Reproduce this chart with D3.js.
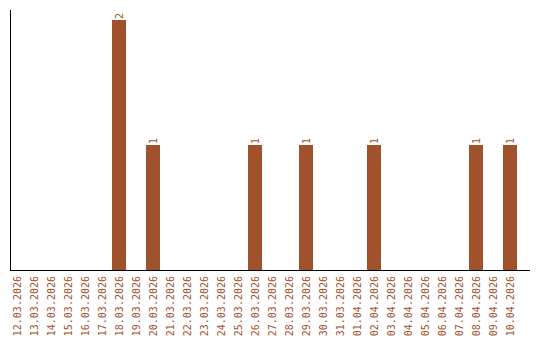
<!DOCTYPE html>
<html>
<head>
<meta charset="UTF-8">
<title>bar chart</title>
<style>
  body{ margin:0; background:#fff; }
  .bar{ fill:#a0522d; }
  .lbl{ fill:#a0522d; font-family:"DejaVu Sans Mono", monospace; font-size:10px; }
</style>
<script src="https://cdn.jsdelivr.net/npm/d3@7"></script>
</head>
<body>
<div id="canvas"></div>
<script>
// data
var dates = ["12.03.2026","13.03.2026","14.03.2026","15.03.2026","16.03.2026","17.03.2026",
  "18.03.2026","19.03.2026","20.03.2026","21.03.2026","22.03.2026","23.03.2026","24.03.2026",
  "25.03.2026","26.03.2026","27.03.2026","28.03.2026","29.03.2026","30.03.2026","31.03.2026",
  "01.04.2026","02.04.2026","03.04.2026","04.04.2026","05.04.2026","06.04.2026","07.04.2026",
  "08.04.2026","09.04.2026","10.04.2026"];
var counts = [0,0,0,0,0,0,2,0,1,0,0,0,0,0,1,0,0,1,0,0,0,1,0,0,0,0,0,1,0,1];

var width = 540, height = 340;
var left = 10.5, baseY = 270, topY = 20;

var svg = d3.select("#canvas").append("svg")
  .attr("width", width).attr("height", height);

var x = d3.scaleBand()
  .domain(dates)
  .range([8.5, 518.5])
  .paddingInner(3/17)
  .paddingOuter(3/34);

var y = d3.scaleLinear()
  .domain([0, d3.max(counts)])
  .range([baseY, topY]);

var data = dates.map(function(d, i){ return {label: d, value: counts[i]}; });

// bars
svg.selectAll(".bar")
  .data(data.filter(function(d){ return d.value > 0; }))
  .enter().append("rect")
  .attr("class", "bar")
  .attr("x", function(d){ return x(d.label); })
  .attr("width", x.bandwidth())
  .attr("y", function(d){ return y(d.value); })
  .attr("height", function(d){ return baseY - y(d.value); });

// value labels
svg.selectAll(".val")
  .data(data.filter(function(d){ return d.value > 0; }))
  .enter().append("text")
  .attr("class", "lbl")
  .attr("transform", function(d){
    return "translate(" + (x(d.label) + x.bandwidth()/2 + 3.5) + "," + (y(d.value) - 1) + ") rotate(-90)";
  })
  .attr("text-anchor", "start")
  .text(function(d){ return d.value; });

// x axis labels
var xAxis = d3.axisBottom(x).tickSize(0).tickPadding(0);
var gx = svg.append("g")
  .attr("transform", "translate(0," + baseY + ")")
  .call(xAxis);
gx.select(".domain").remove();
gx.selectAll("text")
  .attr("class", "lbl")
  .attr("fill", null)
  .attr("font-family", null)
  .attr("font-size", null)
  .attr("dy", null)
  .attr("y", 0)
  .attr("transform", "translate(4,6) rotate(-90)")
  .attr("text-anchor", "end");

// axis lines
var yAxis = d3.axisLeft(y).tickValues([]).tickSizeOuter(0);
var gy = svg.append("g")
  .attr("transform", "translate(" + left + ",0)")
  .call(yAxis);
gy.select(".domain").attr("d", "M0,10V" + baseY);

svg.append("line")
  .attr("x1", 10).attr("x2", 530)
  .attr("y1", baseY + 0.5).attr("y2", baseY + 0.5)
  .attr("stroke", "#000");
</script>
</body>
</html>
------------------------------------
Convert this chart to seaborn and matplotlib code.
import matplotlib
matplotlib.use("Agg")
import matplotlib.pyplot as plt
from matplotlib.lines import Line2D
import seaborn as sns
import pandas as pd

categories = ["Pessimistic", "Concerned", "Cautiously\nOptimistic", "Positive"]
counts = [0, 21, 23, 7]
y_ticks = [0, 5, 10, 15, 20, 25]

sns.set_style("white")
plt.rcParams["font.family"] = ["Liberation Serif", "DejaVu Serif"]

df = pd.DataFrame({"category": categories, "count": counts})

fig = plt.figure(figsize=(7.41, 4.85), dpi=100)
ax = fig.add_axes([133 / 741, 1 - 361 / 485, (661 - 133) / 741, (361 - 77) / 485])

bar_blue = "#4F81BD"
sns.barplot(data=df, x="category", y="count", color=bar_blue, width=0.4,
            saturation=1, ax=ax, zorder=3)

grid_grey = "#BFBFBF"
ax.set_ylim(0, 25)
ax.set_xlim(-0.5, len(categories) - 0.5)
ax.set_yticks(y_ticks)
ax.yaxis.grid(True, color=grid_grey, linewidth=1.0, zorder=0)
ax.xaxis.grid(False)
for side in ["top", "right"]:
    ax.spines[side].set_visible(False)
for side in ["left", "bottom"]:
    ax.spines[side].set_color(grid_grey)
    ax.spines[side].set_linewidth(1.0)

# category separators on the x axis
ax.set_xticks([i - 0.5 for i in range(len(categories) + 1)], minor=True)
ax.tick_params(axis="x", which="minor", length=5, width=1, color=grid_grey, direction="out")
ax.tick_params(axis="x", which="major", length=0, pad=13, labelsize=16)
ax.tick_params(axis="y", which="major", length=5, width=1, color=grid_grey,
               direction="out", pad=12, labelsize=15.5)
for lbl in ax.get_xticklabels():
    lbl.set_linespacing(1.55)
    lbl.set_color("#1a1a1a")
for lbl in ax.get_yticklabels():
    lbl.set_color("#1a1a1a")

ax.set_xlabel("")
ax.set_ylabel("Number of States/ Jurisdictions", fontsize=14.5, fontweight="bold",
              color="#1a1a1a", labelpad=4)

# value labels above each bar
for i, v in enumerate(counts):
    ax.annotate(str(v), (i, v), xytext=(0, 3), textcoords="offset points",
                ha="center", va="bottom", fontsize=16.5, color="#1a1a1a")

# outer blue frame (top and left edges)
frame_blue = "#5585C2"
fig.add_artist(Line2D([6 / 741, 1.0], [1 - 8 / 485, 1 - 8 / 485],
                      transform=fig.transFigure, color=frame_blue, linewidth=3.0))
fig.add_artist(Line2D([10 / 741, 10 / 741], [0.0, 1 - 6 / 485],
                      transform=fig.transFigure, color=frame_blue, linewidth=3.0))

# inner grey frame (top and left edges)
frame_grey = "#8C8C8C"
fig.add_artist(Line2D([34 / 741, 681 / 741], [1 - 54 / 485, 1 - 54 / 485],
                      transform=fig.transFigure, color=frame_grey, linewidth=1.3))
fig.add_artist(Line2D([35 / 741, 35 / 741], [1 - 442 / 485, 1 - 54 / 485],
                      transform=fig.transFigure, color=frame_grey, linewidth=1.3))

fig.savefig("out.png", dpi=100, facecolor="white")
------------------------------------
**WHAT YOU SHOULD DO:**
From the line with "Convert this chart" through the line with "saturation=1, ax=ax, zorder=3)", repeat every line exactly, both ends included, and nothing outside that range.

**TASK OUTPUT:**
Convert this chart to seaborn and matplotlib code.
import matplotlib
matplotlib.use("Agg")
import matplotlib.pyplot as plt
from matplotlib.lines import Line2D
import seaborn as sns
import pandas as pd

categories = ["Pessimistic", "Concerned", "Cautiously\nOptimistic", "Positive"]
counts = [0, 21, 23, 7]
y_ticks = [0, 5, 10, 15, 20, 25]

sns.set_style("white")
plt.rcParams["font.family"] = ["Liberation Serif", "DejaVu Serif"]

df = pd.DataFrame({"category": categories, "count": counts})

fig = plt.figure(figsize=(7.41, 4.85), dpi=100)
ax = fig.add_axes([133 / 741, 1 - 361 / 485, (661 - 133) / 741, (361 - 77) / 485])

bar_blue = "#4F81BD"
sns.barplot(data=df, x="category", y="count", color=bar_blue, width=0.4,
            saturation=1, ax=ax, zorder=3)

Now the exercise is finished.